**WHAT YOU SHOULD DO:** Reproduce the listing below exactly, minus its pictures.

**SUPPLIED DATA:**

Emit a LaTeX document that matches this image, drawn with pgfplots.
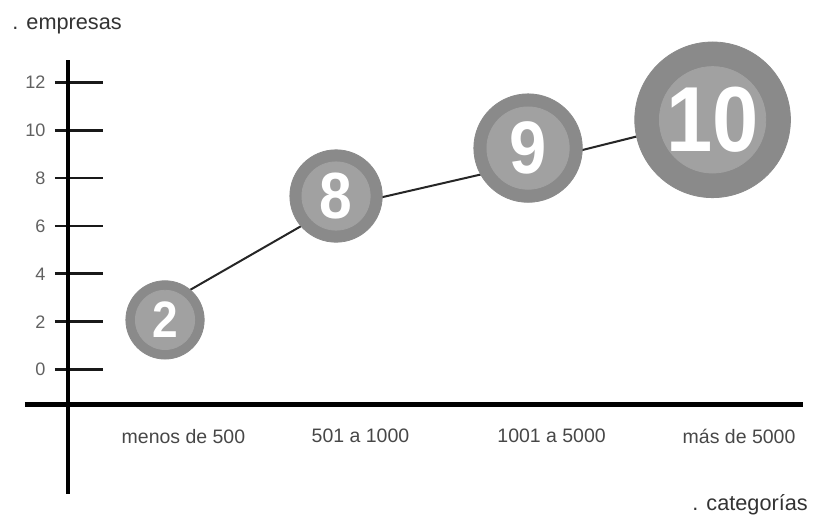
\documentclass[border=0pt]{standalone}
\usepackage{pgfplots}
\pgfplotsset{compat=1.18}
\usepackage{fontspec}
\setmainfont{Liberation Sans}
\definecolor{ringc}{HTML}{8A8A8A}
\definecolor{innerc}{HTML}{A1A1A1}
% x, y, outer radius, inner radius, font size, label
\newcommand{\bubble}[6]{%
  \addplot[only marks, mark=*, mark size=#3pt, draw=ringc, fill=ringc] coordinates {(#1,#2)};
  \addplot[only marks, mark=*, mark size=#4pt, draw=innerc, fill=innerc,
    nodes near coords={\scalebox{0.9}[1]{\fontsize{#5}{#5}\selectfont\bfseries #6}},
    every node near coord/.append style={anchor=center, inner sep=0pt, text=white}] coordinates {(#1,#2)};
}
\begin{document}
\begin{tikzpicture}
\begin{axis}[
  scale only axis, width=366pt, height=171.35pt,
  xmin=-0.532, xmax=3.499, ymin=-1.45, ymax=12.91,
  clip=false,
  axis x line*=bottom, axis y line*=left,
  x axis line style={draw=none}, y axis line style={draw=none},
  xtick={0.101,1.072,2.120,3.148},
  xticklabels={menos de 500, 501 a 1000, 1001 a 5000, más de 5000},
  xtick style={draw=none},
  xticklabel style={anchor=north, inner sep=0pt, yshift=-12pt, font=\fontsize{9.7}{12}\selectfont, text=black!72},
  ytick={0,2,...,12},
  ytick style={line width=1.4pt, black!90},
  tick align=inside,
  major tick length=17.5pt,
  extra y ticks={0,2,...,12},
  extra y tick labels={},
  extra y tick style={tick align=outside, major tick length=6.5pt},
  yticklabel style={anchor=east, inner sep=0pt, xshift=-11pt, font=\fontsize{9}{10}\selectfont, text=black!62},
  /pgf/number format/assume math mode=true,
]
% invisible frame for the page size
\path (axis cs:-0.905,15.43) rectangle (axis cs:3.581,-6.247);
% axis lines
\draw[line width=2pt, black] (axis cs:-0.768,-1.45) -- (axis cs:3.499,-1.45);
\draw[line width=2pt, black] (axis cs:-0.532,12.91) -- (axis cs:-0.532,-5.20);
% connecting line
\addplot[color=black!85, line width=1pt, mark=none] coordinates {(0,2.73) (0.91,6.71) (1.99,8.60) (3.0,10.52)};
% bubbles
\bubble{0}{2.08}{19.5}{14.75}{25.5}{2}
\bubble{0.938}{7.25}{23}{17}{32.5}{8}
\bubble{1.991}{9.25}{27}{20.5}{37}{9}
\bubble{3.003}{10.43}{38.75}{26.5}{46}{10}
% axis titles
\node[anchor=base west, inner sep=0pt, font=\fontsize{10.8}{13}\selectfont, text=black!80] at (axis cs:-0.839,14.21) {. empresas};
\node[anchor=base west, inner sep=0pt, font=\fontsize{10.8}{13}\selectfont, text=black!80] at (axis cs:2.890,-5.87) {. categorías};
\end{axis}
\end{tikzpicture}
\end{document}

**SOLUTION BELOW:**
Emit a LaTeX document that matches this image, drawn with pgfplots.
\documentclass[border=0pt]{standalone}
\usepackage{pgfplots}
\pgfplotsset{compat=1.18}
\usepackage{fontspec}
\setmainfont{Liberation Sans}
\definecolor{ringc}{HTML}{8A8A8A}
\definecolor{innerc}{HTML}{A1A1A1}
% x, y, outer radius, inner radius, font size, label
\newcommand{\bubble}[6]{%
  \addplot[only marks, mark=*, mark size=#3pt, draw=ringc, fill=ringc] coordinates {(#1,#2)};
  \addplot[only marks, mark=*, mark size=#4pt, draw=innerc, fill=innerc,
    nodes near coords={\scalebox{0.9}[1]{\fontsize{#5}{#5}\selectfont\bfseries #6}},
    every node near coord/.append style={anchor=center, inner sep=0pt, text=white}] coordinates {(#1,#2)};
}
\begin{document}
\begin{tikzpicture}
\begin{axis}[
  scale only axis, width=366pt, height=171.35pt,
  xmin=-0.532, xmax=3.499, ymin=-1.45, ymax=12.91,
  clip=false,
  axis x line*=bottom, axis y line*=left,
  x axis line style={draw=none}, y axis line style={draw=none},
  xtick={0.101,1.072,2.120,3.148},
  xticklabels={menos de 500, 501 a 1000, 1001 a 5000, más de 5000},
  xtick style={draw=none},
  xticklabel style={anchor=north, inner sep=0pt, yshift=-12pt, font=\fontsize{9.7}{12}\selectfont, text=black!72},
  ytick={0,2,...,12},
  ytick style={line width=1.4pt, black!90},
  tick align=inside,
  major tick length=17.5pt,
  extra y ticks={0,2,...,12},
  extra y tick labels={},
  extra y tick style={tick align=outside, major tick length=6.5pt},
  yticklabel style={anchor=east, inner sep=0pt, xshift=-11pt, font=\fontsize{9}{10}\selectfont, text=black!62},
  /pgf/number format/assume math mode=true,
]
% invisible frame for the page size
\path (axis cs:-0.905,15.43) rectangle (axis cs:3.581,-6.247);
% axis lines
\draw[line width=2pt, black] (axis cs:-0.768,-1.45) -- (axis cs:3.499,-1.45);
\draw[line width=2pt, black] (axis cs:-0.532,12.91) -- (axis cs:-0.532,-5.20);
% connecting line
\addplot[color=black!85, line width=1pt, mark=none] coordinates {(0,2.73) (0.91,6.71) (1.99,8.60) (3.0,10.52)};
% bubbles
\bubble{0}{2.08}{19.5}{14.75}{25.5}{2}
\bubble{0.938}{7.25}{23}{17}{32.5}{8}
\bubble{1.991}{9.25}{27}{20.5}{37}{9}
\bubble{3.003}{10.43}{38.75}{26.5}{46}{10}
% axis titles
\node[anchor=base west, inner sep=0pt, font=\fontsize{10.8}{13}\selectfont, text=black!80] at (axis cs:-0.839,14.21) {. empresas};
\node[anchor=base west, inner sep=0pt, font=\fontsize{10.8}{13}\selectfont, text=black!80] at (axis cs:2.890,-5.87) {. categorías};
\end{axis}
\end{tikzpicture}
\end{document}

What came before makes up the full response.